__What this task involves__
In the records below, find the line that contains "Rebuild this chart" and the line that contains "120, 125, 130]"; write out exactly those two lines and everything between them, without the pictures.

::::::::::

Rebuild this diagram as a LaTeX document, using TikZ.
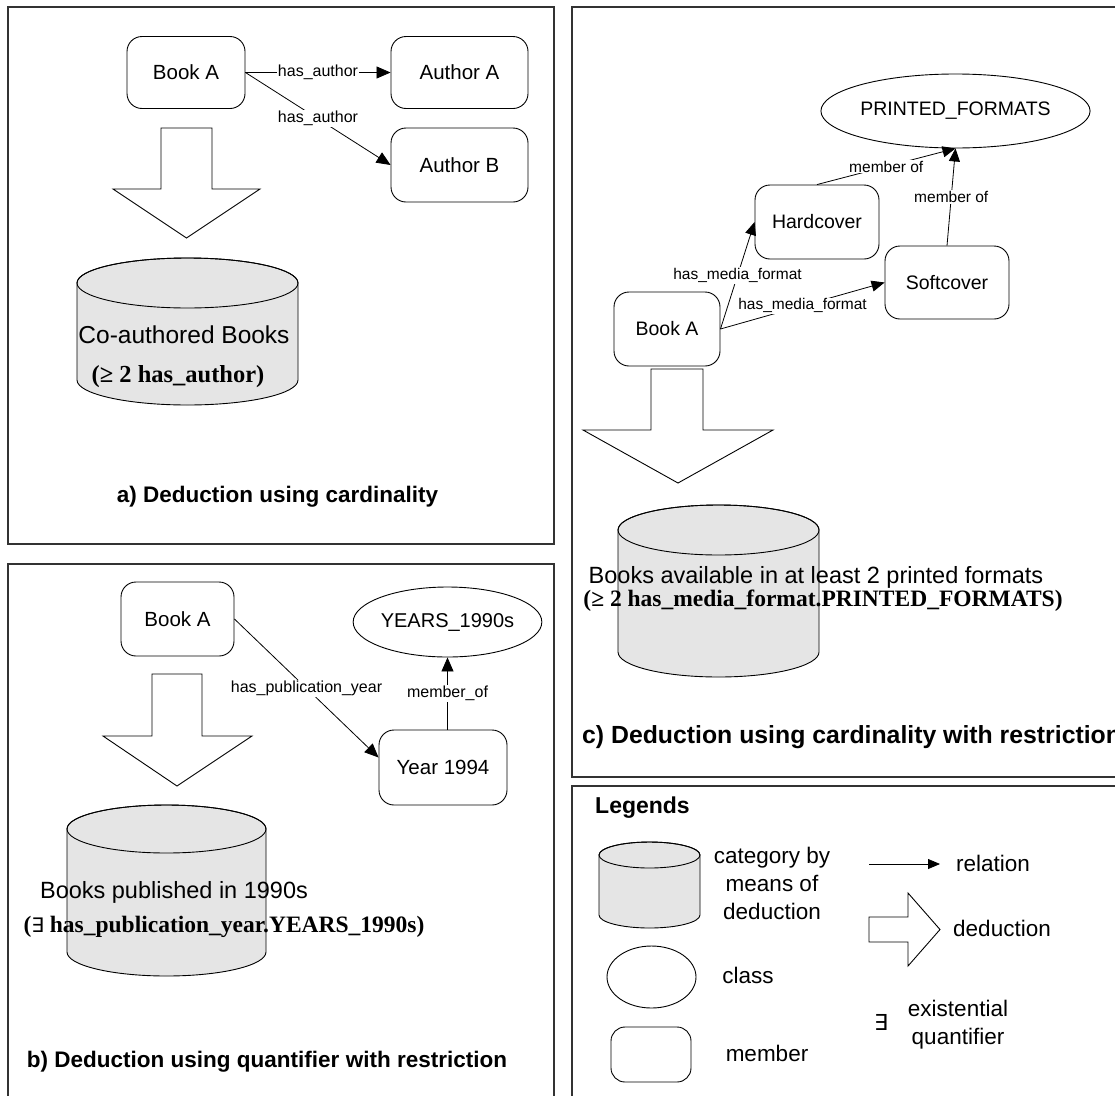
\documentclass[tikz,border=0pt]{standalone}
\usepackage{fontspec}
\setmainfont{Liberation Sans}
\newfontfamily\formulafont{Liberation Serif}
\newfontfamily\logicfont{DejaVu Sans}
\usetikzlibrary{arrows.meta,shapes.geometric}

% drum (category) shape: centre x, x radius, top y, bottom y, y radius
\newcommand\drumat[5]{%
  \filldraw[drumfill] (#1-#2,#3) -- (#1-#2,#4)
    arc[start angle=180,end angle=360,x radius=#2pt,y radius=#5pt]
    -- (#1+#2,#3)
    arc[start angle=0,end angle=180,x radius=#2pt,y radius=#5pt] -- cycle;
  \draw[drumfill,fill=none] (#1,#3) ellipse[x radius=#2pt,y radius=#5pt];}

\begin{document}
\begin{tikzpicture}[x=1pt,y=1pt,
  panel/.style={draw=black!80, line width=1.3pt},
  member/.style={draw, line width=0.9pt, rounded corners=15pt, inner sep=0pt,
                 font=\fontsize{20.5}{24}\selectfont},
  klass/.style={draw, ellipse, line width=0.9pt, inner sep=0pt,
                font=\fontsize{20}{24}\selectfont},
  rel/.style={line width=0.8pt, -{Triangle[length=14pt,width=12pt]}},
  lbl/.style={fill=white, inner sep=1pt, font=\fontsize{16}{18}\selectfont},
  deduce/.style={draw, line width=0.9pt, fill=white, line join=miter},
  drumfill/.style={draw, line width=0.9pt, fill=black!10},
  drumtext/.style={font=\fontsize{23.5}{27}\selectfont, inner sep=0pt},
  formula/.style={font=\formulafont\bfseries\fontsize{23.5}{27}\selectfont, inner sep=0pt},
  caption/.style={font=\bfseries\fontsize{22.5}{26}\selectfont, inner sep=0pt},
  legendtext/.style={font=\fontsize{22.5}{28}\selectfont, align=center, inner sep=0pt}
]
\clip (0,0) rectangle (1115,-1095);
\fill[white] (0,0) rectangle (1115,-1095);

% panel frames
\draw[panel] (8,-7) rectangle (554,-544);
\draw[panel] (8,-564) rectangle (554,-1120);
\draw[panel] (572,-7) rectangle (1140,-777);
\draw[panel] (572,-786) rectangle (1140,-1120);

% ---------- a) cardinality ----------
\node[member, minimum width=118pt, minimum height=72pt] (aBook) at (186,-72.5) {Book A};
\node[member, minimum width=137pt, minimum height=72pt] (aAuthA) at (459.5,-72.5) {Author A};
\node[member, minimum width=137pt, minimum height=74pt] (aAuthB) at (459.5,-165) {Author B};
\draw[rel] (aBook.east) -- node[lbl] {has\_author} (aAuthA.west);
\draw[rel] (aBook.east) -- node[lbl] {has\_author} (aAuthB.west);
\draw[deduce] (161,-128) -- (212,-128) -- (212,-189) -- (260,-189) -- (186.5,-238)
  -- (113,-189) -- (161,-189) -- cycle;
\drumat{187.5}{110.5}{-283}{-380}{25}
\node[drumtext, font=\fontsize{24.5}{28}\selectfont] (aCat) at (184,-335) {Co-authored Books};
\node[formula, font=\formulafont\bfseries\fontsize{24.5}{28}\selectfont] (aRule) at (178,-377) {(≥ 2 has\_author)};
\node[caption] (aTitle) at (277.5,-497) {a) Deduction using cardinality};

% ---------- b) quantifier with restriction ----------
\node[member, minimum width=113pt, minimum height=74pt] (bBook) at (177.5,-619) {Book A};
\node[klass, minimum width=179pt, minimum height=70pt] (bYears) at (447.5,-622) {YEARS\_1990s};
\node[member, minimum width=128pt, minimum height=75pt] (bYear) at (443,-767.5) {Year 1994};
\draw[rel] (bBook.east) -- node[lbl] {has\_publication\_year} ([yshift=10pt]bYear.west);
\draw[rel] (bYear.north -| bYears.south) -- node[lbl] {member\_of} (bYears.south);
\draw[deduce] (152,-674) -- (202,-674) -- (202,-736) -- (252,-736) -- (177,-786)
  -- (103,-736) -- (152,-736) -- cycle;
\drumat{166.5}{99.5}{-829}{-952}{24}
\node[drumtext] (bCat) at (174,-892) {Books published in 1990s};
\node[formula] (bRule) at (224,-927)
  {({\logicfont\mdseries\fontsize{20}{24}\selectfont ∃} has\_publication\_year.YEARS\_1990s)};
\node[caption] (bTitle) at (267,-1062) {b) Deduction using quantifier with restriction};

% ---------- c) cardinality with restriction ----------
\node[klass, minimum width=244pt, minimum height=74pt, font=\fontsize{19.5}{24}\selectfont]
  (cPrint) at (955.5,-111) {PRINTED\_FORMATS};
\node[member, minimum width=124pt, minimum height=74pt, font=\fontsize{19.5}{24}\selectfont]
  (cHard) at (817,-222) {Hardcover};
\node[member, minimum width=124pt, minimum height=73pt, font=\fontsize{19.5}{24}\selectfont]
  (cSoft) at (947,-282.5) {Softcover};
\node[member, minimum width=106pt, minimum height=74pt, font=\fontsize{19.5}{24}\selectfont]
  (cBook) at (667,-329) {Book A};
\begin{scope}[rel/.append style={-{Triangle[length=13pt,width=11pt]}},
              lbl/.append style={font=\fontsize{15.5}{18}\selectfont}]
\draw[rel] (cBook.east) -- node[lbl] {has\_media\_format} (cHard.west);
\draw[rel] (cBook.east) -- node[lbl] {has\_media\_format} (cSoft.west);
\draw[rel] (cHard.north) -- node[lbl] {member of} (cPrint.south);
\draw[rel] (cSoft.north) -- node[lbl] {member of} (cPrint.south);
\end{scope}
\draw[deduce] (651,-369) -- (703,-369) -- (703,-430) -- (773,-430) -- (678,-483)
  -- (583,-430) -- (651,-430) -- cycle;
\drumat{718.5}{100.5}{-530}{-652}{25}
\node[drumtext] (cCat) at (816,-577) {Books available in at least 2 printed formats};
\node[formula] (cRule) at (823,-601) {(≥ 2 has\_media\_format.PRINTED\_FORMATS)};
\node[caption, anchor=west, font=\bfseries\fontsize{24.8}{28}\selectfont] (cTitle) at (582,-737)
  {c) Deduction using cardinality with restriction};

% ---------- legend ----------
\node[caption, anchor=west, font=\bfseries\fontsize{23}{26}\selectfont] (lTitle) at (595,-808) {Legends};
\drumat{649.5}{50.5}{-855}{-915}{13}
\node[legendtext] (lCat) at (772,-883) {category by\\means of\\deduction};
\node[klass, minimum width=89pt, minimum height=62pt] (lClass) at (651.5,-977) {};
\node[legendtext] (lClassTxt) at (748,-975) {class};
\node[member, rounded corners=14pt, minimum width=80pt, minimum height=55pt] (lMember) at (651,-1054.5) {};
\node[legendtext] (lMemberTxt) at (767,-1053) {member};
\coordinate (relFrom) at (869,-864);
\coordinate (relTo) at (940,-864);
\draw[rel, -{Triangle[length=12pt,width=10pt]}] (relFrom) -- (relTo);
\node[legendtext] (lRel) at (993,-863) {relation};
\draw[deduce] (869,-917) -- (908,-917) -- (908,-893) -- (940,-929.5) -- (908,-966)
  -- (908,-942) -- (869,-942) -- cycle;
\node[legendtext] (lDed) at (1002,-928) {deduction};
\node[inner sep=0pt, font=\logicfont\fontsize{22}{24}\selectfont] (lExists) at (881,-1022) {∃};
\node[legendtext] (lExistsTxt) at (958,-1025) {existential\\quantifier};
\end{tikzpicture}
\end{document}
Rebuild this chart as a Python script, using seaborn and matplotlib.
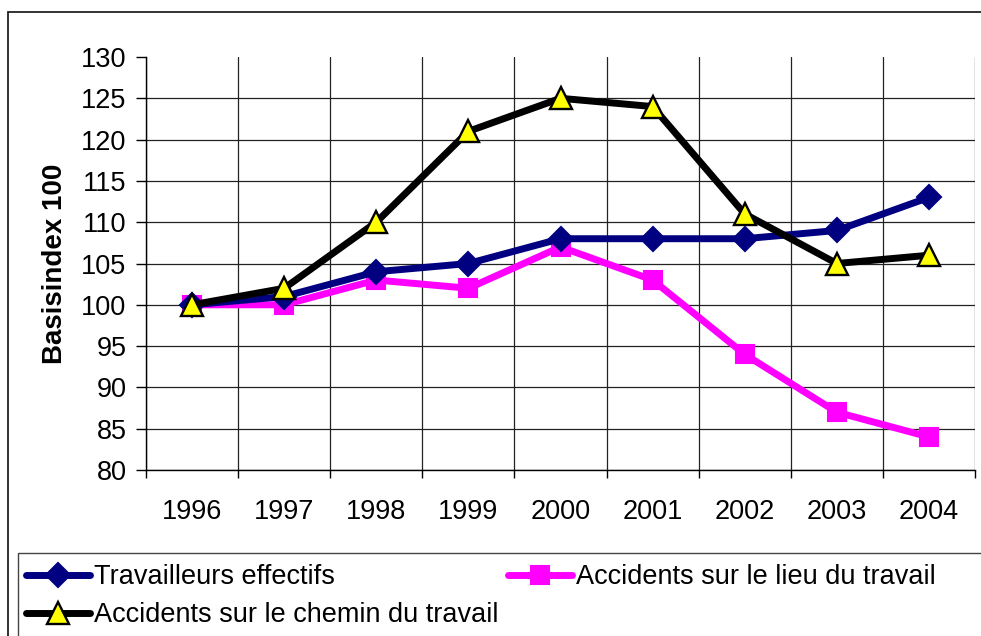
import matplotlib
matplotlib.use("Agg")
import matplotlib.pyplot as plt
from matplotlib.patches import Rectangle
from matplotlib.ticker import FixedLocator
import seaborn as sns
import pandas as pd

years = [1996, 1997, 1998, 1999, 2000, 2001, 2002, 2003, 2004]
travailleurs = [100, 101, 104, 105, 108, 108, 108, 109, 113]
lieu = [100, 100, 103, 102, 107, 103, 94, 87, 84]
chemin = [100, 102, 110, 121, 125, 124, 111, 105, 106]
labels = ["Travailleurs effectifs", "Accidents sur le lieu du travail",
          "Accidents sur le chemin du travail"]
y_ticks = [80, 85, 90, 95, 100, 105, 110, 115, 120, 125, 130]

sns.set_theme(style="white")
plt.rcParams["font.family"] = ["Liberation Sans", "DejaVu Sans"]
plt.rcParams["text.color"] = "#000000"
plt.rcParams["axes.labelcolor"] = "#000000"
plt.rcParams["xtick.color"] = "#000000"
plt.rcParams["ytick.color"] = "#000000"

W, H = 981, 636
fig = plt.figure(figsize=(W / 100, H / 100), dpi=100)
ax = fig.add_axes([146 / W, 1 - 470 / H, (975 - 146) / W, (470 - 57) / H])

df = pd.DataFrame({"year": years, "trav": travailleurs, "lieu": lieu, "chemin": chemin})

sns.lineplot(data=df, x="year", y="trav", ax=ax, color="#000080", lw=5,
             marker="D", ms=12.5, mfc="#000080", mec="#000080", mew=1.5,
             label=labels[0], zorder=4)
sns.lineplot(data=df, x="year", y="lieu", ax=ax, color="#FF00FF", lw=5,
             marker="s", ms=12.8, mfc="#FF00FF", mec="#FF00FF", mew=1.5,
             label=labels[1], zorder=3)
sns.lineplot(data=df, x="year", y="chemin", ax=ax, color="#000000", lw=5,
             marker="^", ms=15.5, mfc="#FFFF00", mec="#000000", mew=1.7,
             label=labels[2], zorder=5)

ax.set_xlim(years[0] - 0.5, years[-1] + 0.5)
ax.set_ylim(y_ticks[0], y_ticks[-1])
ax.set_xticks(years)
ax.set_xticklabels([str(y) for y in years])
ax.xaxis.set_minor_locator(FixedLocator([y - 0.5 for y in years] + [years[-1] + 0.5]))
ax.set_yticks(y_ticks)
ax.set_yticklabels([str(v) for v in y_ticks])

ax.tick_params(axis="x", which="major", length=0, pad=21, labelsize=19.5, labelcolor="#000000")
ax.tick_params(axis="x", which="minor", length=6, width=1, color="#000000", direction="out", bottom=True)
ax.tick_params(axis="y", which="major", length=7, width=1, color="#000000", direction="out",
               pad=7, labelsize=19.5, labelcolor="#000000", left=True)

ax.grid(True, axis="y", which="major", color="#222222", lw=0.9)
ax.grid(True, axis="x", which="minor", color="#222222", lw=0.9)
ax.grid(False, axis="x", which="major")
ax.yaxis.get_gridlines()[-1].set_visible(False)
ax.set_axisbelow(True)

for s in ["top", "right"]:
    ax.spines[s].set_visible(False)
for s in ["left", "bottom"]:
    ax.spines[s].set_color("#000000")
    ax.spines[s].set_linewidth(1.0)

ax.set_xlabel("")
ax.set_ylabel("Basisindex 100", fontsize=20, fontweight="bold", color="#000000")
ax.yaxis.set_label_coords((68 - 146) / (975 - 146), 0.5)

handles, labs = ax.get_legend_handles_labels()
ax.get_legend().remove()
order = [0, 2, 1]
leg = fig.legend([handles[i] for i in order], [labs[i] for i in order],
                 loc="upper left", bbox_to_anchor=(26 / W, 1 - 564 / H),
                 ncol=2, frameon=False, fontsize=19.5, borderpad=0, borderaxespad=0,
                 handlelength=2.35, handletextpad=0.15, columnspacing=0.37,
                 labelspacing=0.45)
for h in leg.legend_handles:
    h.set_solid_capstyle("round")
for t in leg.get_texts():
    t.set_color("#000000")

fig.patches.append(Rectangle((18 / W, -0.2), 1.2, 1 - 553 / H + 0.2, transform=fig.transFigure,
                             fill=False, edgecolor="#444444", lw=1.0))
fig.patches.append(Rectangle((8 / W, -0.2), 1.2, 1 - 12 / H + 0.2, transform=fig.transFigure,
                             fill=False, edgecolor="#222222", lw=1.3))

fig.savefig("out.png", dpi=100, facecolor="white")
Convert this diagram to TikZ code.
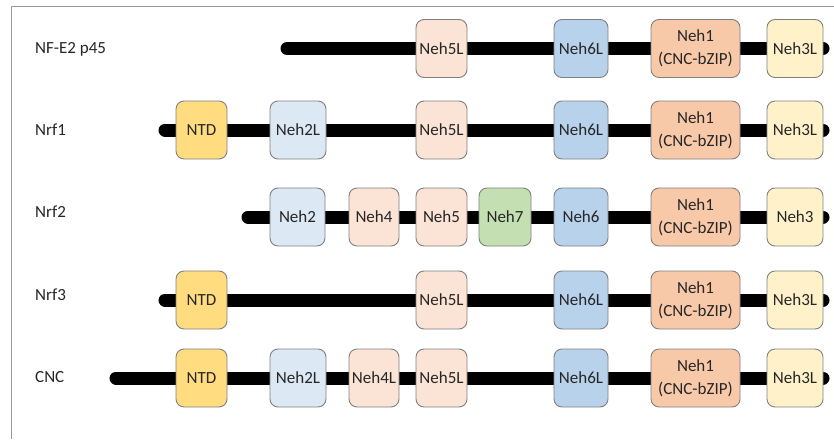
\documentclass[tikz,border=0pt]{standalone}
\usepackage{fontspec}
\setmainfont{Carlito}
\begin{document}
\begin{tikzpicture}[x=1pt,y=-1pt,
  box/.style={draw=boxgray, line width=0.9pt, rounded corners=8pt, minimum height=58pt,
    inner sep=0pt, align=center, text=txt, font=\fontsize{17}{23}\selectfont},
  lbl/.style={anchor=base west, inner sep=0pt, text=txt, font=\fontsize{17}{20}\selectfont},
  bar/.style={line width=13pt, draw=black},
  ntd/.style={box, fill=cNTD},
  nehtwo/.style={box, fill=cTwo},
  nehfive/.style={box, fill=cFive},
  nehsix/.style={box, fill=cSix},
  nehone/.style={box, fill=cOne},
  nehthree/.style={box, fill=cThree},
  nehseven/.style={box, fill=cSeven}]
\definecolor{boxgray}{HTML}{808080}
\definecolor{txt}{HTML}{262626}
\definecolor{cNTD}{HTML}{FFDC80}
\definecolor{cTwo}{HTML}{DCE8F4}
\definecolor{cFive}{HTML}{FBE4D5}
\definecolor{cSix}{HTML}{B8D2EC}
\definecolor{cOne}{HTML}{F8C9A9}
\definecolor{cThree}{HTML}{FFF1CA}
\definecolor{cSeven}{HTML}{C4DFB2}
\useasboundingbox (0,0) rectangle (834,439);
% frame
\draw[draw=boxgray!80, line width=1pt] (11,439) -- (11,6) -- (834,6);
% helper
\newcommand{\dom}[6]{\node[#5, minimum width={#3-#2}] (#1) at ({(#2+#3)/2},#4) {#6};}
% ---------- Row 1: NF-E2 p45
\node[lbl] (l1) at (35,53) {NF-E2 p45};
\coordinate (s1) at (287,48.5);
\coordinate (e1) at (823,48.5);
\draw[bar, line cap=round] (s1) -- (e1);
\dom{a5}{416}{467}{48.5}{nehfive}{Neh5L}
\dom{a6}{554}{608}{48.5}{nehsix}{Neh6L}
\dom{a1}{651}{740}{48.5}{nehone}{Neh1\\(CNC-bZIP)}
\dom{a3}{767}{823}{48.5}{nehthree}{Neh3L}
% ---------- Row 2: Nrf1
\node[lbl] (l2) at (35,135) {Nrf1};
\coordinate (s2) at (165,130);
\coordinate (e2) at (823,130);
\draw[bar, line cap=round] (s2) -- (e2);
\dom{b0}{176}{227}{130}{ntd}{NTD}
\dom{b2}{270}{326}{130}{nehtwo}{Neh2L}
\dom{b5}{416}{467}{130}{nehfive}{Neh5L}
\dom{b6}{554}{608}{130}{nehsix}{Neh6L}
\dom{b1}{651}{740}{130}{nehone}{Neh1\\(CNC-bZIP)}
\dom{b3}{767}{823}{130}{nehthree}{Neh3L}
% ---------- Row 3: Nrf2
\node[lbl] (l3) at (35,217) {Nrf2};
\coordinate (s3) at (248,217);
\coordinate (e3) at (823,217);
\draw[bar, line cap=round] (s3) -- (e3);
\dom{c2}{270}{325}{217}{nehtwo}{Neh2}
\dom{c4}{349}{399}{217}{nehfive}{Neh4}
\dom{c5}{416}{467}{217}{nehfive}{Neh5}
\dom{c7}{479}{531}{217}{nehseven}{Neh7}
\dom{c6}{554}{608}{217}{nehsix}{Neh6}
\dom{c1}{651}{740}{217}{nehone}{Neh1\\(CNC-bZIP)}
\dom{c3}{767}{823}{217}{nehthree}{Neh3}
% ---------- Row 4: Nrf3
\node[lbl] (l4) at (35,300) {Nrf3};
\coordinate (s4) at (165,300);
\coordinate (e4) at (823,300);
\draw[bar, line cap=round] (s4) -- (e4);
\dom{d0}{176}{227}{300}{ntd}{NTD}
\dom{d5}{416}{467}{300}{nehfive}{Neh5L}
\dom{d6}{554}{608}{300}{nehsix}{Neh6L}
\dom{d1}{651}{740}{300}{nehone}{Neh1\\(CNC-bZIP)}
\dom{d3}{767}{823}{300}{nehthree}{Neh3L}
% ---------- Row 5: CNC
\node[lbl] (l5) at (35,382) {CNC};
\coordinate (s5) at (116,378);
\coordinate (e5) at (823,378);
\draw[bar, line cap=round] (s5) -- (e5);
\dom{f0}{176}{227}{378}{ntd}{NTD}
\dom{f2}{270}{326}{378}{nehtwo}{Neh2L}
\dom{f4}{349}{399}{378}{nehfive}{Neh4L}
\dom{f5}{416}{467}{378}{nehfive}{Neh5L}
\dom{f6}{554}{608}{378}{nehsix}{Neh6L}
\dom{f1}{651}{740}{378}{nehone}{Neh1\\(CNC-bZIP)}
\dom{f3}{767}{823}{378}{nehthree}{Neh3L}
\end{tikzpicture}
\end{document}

::::::::::

__Solution to this problem__
Rebuild this chart as a Python script, using seaborn and matplotlib.
import matplotlib
matplotlib.use("Agg")
import matplotlib.pyplot as plt
from matplotlib.patches import Rectangle
from matplotlib.ticker import FixedLocator
import seaborn as sns
import pandas as pd

years = [1996, 1997, 1998, 1999, 2000, 2001, 2002, 2003, 2004]
travailleurs = [100, 101, 104, 105, 108, 108, 108, 109, 113]
lieu = [100, 100, 103, 102, 107, 103, 94, 87, 84]
chemin = [100, 102, 110, 121, 125, 124, 111, 105, 106]
labels = ["Travailleurs effectifs", "Accidents sur le lieu du travail",
          "Accidents sur le chemin du travail"]
y_ticks = [80, 85, 90, 95, 100, 105, 110, 115, 120, 125, 130]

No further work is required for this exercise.